Казалось бы, вывод о том, что персоналистские автократии гораздо более живучи при наличии нефтяной ренты, - это общее место в социальных науках. Однако несколько свежих работ опровергают классический вывод о «нефтяном проклятии». Майкл Херб (No Taxation without Representation? Rents, Development, and Democracy), сравнивая уровни развития стран, бедных и богатых ресурсами, показывает, что наличие ресурсного богатства принципиально не видоизменяет траекторию политического развития стран. То есть, по Хербу, наличие или отсутствие нефти в, скажем, России не оказывает существенного влияния на ее политическое будущее. Тэд Даннинг (Crude Democracy) же вообще приходит к выводу, что наличие нефтяной ренты стимулировало развитие демократии в Латинской Америке, хотя и препятствовало ее развитию во всех других странах. Наконец, Хейбер и Менальдо (Do Natural Resources Fuel Authoritarianism?), анализируя большую выборку стран методами временных рядов (обычно не использующимися в подобных исследованиях), не находят статистически значимого влияния колебаний в уровнях нефтяного богатства на степень демократичности рассматриваемой страны. Хотя исследования влияния нефти на демократию далеки от завершения, приведенные выше работы оставляют россиянам надежду на то, что далеко не все в развитии нашей страны определяется ценами на углеводороды.

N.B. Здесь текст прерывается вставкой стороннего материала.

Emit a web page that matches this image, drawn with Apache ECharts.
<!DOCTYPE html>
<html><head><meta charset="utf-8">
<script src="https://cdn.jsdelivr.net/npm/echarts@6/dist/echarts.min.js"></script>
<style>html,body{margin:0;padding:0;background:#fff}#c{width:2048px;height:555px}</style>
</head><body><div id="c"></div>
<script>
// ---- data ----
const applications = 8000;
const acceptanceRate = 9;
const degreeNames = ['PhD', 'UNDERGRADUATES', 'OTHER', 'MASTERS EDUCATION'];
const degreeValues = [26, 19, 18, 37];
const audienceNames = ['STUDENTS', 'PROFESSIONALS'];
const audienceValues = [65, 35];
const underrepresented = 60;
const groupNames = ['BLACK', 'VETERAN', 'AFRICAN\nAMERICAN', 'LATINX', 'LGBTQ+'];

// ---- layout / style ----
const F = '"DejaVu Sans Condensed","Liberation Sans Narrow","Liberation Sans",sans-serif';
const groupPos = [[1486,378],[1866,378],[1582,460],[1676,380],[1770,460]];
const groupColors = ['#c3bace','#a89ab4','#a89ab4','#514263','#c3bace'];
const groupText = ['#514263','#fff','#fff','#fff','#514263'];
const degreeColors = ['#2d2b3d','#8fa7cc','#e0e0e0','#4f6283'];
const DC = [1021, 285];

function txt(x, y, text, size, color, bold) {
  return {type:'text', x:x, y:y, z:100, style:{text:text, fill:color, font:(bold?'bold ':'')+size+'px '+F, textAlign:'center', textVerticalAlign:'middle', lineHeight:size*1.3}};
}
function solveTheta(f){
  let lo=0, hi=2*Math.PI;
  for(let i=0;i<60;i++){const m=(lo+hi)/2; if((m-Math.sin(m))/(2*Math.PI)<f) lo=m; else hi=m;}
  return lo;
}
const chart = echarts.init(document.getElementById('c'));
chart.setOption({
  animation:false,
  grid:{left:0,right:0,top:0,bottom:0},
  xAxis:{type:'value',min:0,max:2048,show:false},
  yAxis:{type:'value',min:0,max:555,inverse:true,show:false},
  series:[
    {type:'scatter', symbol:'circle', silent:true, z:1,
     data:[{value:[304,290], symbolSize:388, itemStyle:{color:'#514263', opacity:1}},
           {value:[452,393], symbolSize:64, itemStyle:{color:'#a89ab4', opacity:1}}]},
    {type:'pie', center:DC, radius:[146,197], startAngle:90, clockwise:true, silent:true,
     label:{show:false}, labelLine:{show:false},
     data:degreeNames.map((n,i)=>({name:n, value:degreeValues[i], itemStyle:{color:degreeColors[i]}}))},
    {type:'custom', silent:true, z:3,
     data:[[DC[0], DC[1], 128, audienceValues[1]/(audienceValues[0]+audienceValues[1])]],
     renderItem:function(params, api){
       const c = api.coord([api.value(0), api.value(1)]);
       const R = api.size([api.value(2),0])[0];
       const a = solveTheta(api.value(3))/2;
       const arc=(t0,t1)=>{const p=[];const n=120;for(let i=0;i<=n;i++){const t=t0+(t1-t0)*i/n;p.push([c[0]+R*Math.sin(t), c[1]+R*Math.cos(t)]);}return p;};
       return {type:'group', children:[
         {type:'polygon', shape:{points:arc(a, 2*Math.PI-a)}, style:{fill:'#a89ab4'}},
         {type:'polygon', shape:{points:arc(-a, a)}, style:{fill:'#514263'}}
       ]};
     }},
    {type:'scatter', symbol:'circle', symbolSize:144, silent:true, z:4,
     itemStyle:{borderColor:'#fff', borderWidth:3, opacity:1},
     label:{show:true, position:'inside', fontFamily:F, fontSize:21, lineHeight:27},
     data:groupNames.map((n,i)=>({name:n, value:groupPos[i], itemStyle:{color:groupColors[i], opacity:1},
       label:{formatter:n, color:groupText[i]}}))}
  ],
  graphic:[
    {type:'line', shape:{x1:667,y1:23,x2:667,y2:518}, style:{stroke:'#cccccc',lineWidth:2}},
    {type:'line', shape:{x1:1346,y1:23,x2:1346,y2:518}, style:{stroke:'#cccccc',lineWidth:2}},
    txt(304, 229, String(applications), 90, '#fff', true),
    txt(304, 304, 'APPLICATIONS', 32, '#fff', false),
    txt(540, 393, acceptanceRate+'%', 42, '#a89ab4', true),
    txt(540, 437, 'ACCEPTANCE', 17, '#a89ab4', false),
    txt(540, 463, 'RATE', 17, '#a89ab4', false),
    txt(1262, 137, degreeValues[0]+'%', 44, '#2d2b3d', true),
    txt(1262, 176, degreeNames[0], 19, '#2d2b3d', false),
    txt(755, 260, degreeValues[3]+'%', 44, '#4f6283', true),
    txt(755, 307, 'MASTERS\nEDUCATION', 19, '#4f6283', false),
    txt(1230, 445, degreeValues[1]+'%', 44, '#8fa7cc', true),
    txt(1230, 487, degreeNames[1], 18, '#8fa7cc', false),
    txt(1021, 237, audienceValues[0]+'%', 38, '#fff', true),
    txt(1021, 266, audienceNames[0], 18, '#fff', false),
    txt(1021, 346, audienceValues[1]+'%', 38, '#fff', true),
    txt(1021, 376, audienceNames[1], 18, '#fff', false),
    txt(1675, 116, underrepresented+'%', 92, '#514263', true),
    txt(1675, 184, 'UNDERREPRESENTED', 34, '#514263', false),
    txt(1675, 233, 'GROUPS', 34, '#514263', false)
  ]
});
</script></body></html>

Несмотря на веру многих россиян в предначертанность, заданность авторитарного пути, политические науки оставляют нам шанс. Отсутствие легитимных механизмов передачи власти делает российский режим нежизнеспособным, а отсутствие сильных институтов делает его уязвимым к кризисам. Каждый последующий год правления Путина будет годом правления более слабого и уязвимого президента, так как при отсутствии механизмов передачи власти элита будет видеть неизбежность кризиса передачи власти, а если он неизбежен, то снижаются и стимулы вкладываться в его поддержку. А вот воспользуется ли Россия этим шансом - совсем другой вопрос.